- G.R.A.V.E. Grrrls: Destroyers of the Dead #1 - By Alex Ross

Publication information
- Publisher: Midnight Show The Scream Factory
- Schedule: Monthly
- Format: Limited series
- Genre: Horror;
- Publication date: 2005 – 2008
- No. of issues: 3

Creative team
- Created by: Scott Licina and Ken Wolak
- Written by: Scott Licina
- Artist: Ken Wolak
- Colorist: Ken Wolak

= G.R.A.V.E. Grrrls: Destroyers of the Dead =

Comic book mini-series

G.R.A.V.E. Grrrls: Destroyers of the Dead is a 2005 comic book mini-series.

==Publication history==
G.R.A.V.E. Grrrls: Destroyers of the Dead was published as a monthly three-issue comic book limited series by Midnight Show in 2005.

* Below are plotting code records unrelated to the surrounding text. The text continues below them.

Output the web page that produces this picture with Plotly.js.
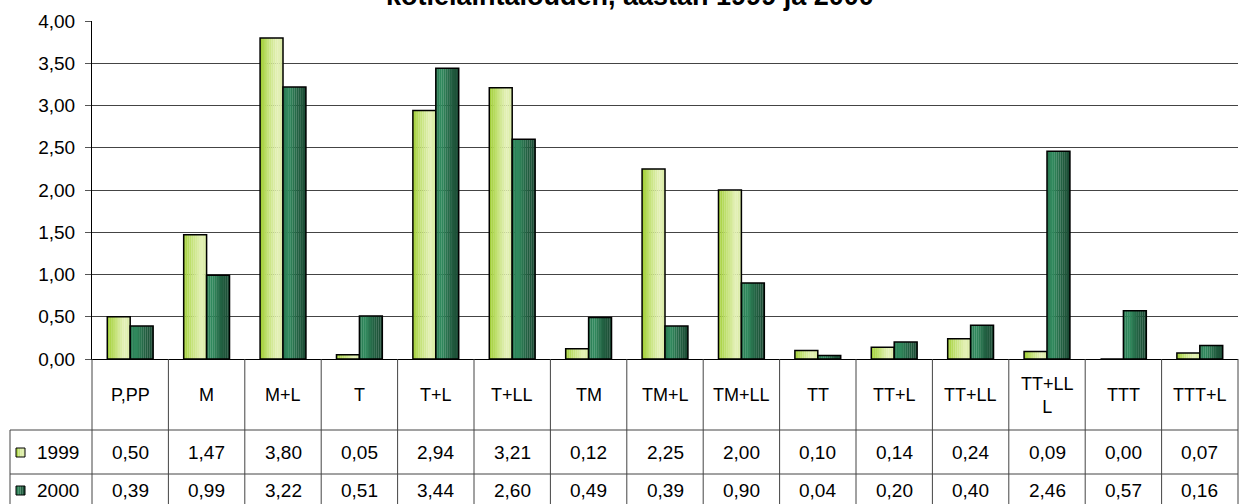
<!DOCTYPE html>
<html><head><meta charset="utf-8">
<script src="https://cdn.plot.ly/plotly-3.0.1.min.js"></script>
<style>html,body{margin:0;padding:0;background:#fff}#chart{width:1247px;height:504px}</style>
</head><body><div id="chart"></div>
<script>
const titleText = "kotieläintalouden, aastan 1999 ja 2000";
const categories = ["P,PP","M","M+L","T","T+L","T+LL","TM","TM+L","TM+LL","TT","TT+L","TT+LL","TT+LLL","TTT","TTT+L"];
const headerLabels = ["P,PP","M","M+L","T","T+L","T+LL","TM","TM+L","TM+LL","TT","TT+L","TT+LL","TT+LL<br>L","TTT","TTT+L"];
const seriesNames = ["1999","2000"];
const values1999 = [0.50,1.47,3.80,0.05,2.94,3.21,0.12,2.25,2.00,0.10,0.14,0.24,0.09,0.00,0.07];
const values2000 = [0.39,0.99,3.22,0.51,3.44,2.60,0.49,0.39,0.90,0.04,0.20,0.40,2.46,0.57,0.16];
const yTicks = [0,0.5,1,1.5,2,2.5,3,3.5,4];

const W = 1247, H = 504;
const mL = 92, mR = 9, mT = 21, mB = 145;
const pw = W - mL - mR, ph = H - mT - mB;
const px = x => (x - mL) / pw;
const py = y => (H - mB - y) / ph;
const fmt = v => v.toFixed(2).replace(".", ",");

// gradient stops (style only)
const grad1999 = [[0,[160,206,50]],[0.35,[196,226,120]],[0.75,[228,241,184]],[1,[214,233,158]]];
const grad2000 = [[0,[40,120,80]],[0.25,[50,140,95]],[0.6,[36,100,68]],[1,[26,72,50]]];
function gcol(stops, t){
  for (let i=1;i<stops.length;i++){
    if (t<=stops[i][0]){
      const a=stops[i-1], b=stops[i], f=(t-a[0])/(b[0]-a[0]);
      const c=a[1].map((v,k)=>Math.round(v+(b[1][k]-v)*f));
      return "rgb("+c.join(",")+")";
    }
  }
  return "rgb("+stops[stops.length-1][1].join(",")+")";
}

const barW = 0.30;
const N = 12;
const traces = [];
function addSeries(vals, offset, stops, name){
  for (let s=0;s<N;s++){
    traces.push({type:"bar", name:name, x:categories, y:vals, offset:offset + s*barW/N, width:barW/N + 0.002,
      marker:{color:gcol(stops,(s+0.5)/N), line:{width:0}}, hoverinfo:"skip", showlegend:false});
  }
  traces.push({type:"bar", name:name, x:categories, y:vals, offset:offset, width:barW,
    marker:{color:"rgba(0,0,0,0)", line:{color:"#000", width:1.5}}, showlegend:false});
}
addSeries(values1999, -barW, grad1999, seriesNames[0]);
addSeries(values2000, 0, grad2000, seriesNames[1]);

const shapes = [];
const annotations = [];
const lineStyle = {color:"#444", width:1};
const yHead = py(430), yRow1 = py(474), yBottom = py(504);
for (let i = 0; i <= categories.length; i++) {
  const xv = i / categories.length;
  shapes.push({type:"line", xref:"paper", yref:"paper", x0:xv, x1:xv, y0:0, y1:yBottom, line:lineStyle});
}
shapes.push({type:"line", xref:"paper", yref:"paper", x0:px(10), x1:px(10), y0:yHead, y1:yBottom, line:lineStyle});
shapes.push({type:"line", xref:"paper", yref:"paper", x0:px(10), x1:1, y0:yHead, y1:yHead, line:lineStyle});
shapes.push({type:"line", xref:"paper", yref:"paper", x0:px(10), x1:1, y0:yRow1, y1:yRow1, line:lineStyle});

// legend keys
const keyStops = [grad1999, grad2000];
const rowCenters = [452, 490];
rowCenters.forEach((cy, k) => {
  const x0 = 16, x1 = 25, kn = 4;
  for (let s=0;s<kn;s++){
    shapes.push({type:"rect", xref:"paper", yref:"paper", x0:px(x0+(x1-x0)*s/kn), x1:px(x0+(x1-x0)*(s+1)/kn),
      y0:py(cy+5), y1:py(cy-4), fillcolor:gcol(keyStops[k],(s+0.5)/kn), line:{width:0}});
  }
  shapes.push({type:"rect", xref:"paper", yref:"paper", x0:px(x0), x1:px(x1), y0:py(cy+5), y1:py(cy-4),
    fillcolor:"rgba(0,0,0,0)", line:{color:"#000", width:1}});
  annotations.push({xref:"paper", yref:"paper", x:px(35), y:py(cy), xanchor:"left", yanchor:"middle",
    text:seriesNames[k], showarrow:false, font:{size:19}});
});

categories.forEach((c, i) => {
  annotations.push({xref:"x", yref:"paper", x:c, y:py(395), xanchor:"center", yanchor:"middle",
    text:headerLabels[i], showarrow:false, font:{size:18}});
  annotations.push({xref:"x", yref:"paper", x:c, y:py(452), xanchor:"center", yanchor:"middle",
    text:fmt(values1999[i]), showarrow:false, font:{size:19}});
  annotations.push({xref:"x", yref:"paper", x:c, y:py(490), xanchor:"center", yanchor:"middle",
    text:fmt(values2000[i]), showarrow:false, font:{size:19}});
});

// chart title (top partially outside the page, as in the reference)
annotations.push({xref:"paper", yref:"paper", x:px(630), y:py(13), xanchor:"center", yanchor:"bottom",
  text:"<b>"+titleText+"</b>", showarrow:false, font:{size:27, color:"#000"}});

const layout = {
  width:W, height:H,
  margin:{l:mL, r:mR, t:mT, b:mB, pad:0},
  paper_bgcolor:"#fff", plot_bgcolor:"#fff",
  font:{family:"Liberation Sans, Arial, sans-serif", color:"#000", size:19},
  separators:", ",
  showlegend:false,
  barmode:"overlay",
  xaxis:{type:"category", showticklabels:false, ticks:"", showgrid:false, zeroline:false,
    showline:true, linecolor:"#000", linewidth:1, range:[-0.5, categories.length-0.5]},
  yaxis:{range:[0,4], tickvals:yTicks, tickformat:".2f", ticks:"outside", ticklen:6, tickcolor:"#555",
    ticklabelstandoff:6,
    showgrid:true, gridcolor:"#444", gridwidth:1, showline:true, linecolor:"#000", linewidth:1,
    zeroline:false, tickfont:{size:19}},
  shapes:shapes,
  annotations:annotations
};

Plotly.newPlot("chart", traces, layout, {displayModeBar:false, staticPlot:true});
</script></body></html>
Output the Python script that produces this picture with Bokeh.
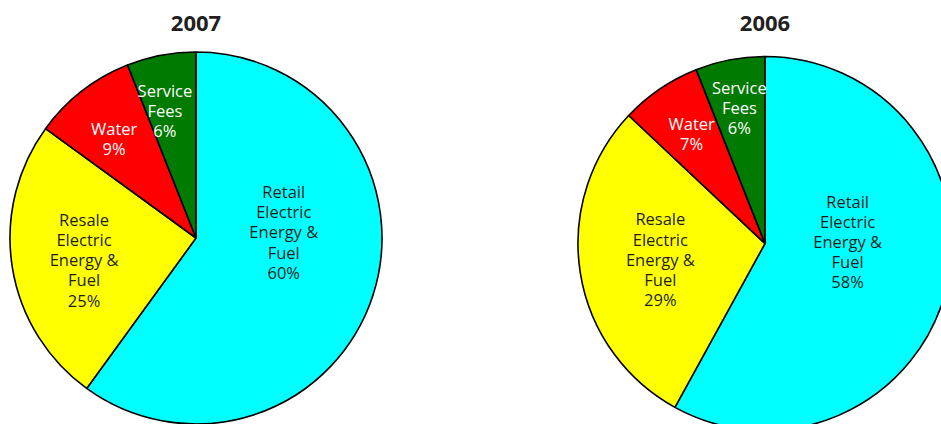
import numpy as np
from bokeh.plotting import figure
from bokeh.models import Range1d, ColumnDataSource
from bokeh.core.properties import value
from bokeh.embed import file_html
from bokeh.resources import INLINE

# ---- data ----
years = ["2007", "2006"]
categories = ["Retail Electric Energy & Fuel", "Resale Electric Energy & Fuel", "Water", "Service Fees"]
label_lines = [["Retail", "Electric", "Energy &", "Fuel"],
               ["Resale", "Electric", "Energy &", "Fuel"],
               ["Water"],
               ["Service", "Fees"]]
share_2007 = [60, 25, 9, 6]
share_2006 = [58, 29, 7, 6]

# ---- styles / layout ----
colors = ["#00FFFF", "#FFFF00", "#FF0000", "#007A00"]
text_colors = ["#231F20", "#231F20", "#FFFFFF", "#FFFFFF"]
W, H = 941, 424
FONT = "Open Sans"

pies = [
    dict(year=years[0], shares=share_2007, cx=195.5, cy=H - 237.5, r=186,
         label_pos=[(86.0, 0.473), (259.1, 0.613), (320.5, 0.692), (346.3, 0.706)]),
    dict(year=years[1], shares=share_2006, cx=764.5, cy=H - 243.0, r=187,
         label_pos=[(88.6, 0.442), (261.4, 0.566), (326.3, 0.707), (349.3, 0.739)]),
]

p = figure(width=W, height=H, x_range=Range1d(0, W), y_range=Range1d(0, H),
           min_border=0, output_backend="svg", toolbar_location=None)
p.axis.visible = False
p.grid.visible = False
p.outline_line_color = None
p.background_fill_color = "white"

for pie in pies:
    shares = np.array(pie["shares"], dtype=float)
    frac = shares / shares.sum()
    ends = np.cumsum(frac) * 2 * np.pi
    starts = ends - frac * 2 * np.pi
    src = ColumnDataSource(dict(
        x=[pie["cx"]] * len(shares), y=[pie["cy"]] * len(shares),
        start=list(np.pi / 2 - starts), end=list(np.pi / 2 - ends),
        color=colors, cat=categories))
    p.wedge(x="x", y="y", radius=pie["r"], start_angle="start", end_angle="end",
            direction="clock", fill_color="color", line_color="black",
            line_width=1.6, source=src)

    lx, ly, lt = [], [], []
    for (ang, rf), lines, sh in zip(pie["label_pos"], label_lines, pie["shares"]):
        a = np.deg2rad(ang)
        lx.append(pie["cx"] + rf * pie["r"] * np.sin(a))
        ly.append(pie["cy"] + rf * pie["r"] * np.cos(a))
        lt.append("\n".join(lines + [f"{sh}%"]))
    tsrc = ColumnDataSource(dict(x=lx, y=ly, text=lt, color=text_colors))
    p.text(x="x", y="y", text="text", source=tsrc, text_align="center",
           text_baseline="middle", text_font=value(FONT), text_font_size="16.5px",
           text_line_height=0.88, text_color="color")

    p.text(x=[pie["cx"]], y=[H - 23], text=[pie["year"]], text_align="center",
           text_baseline="middle", text_font=value(FONT), text_font_size="22px",
           text_font_style="bold", text_color="#231F20")

open("out.html", "w").write(file_html(p, INLINE))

It was re-released by The Scream Factory in a digital edition for a brief time only on WOWIO in April 2008.

==Plot synopsis==
A new nano-technology developed to cure Alzheimer's disease (the Project: Born Again chip) is somehow bringing the dead back to life with an insatiable hunger for human flesh, and it's going to take three “enhanced” female government ops known as the G.R.A.V.E. (Genetically Refined And Virally Enhanced) Grrrls to solve the mystery and put the dead back to bed. But that only raises more questions- both to the zombie plague and their own origins.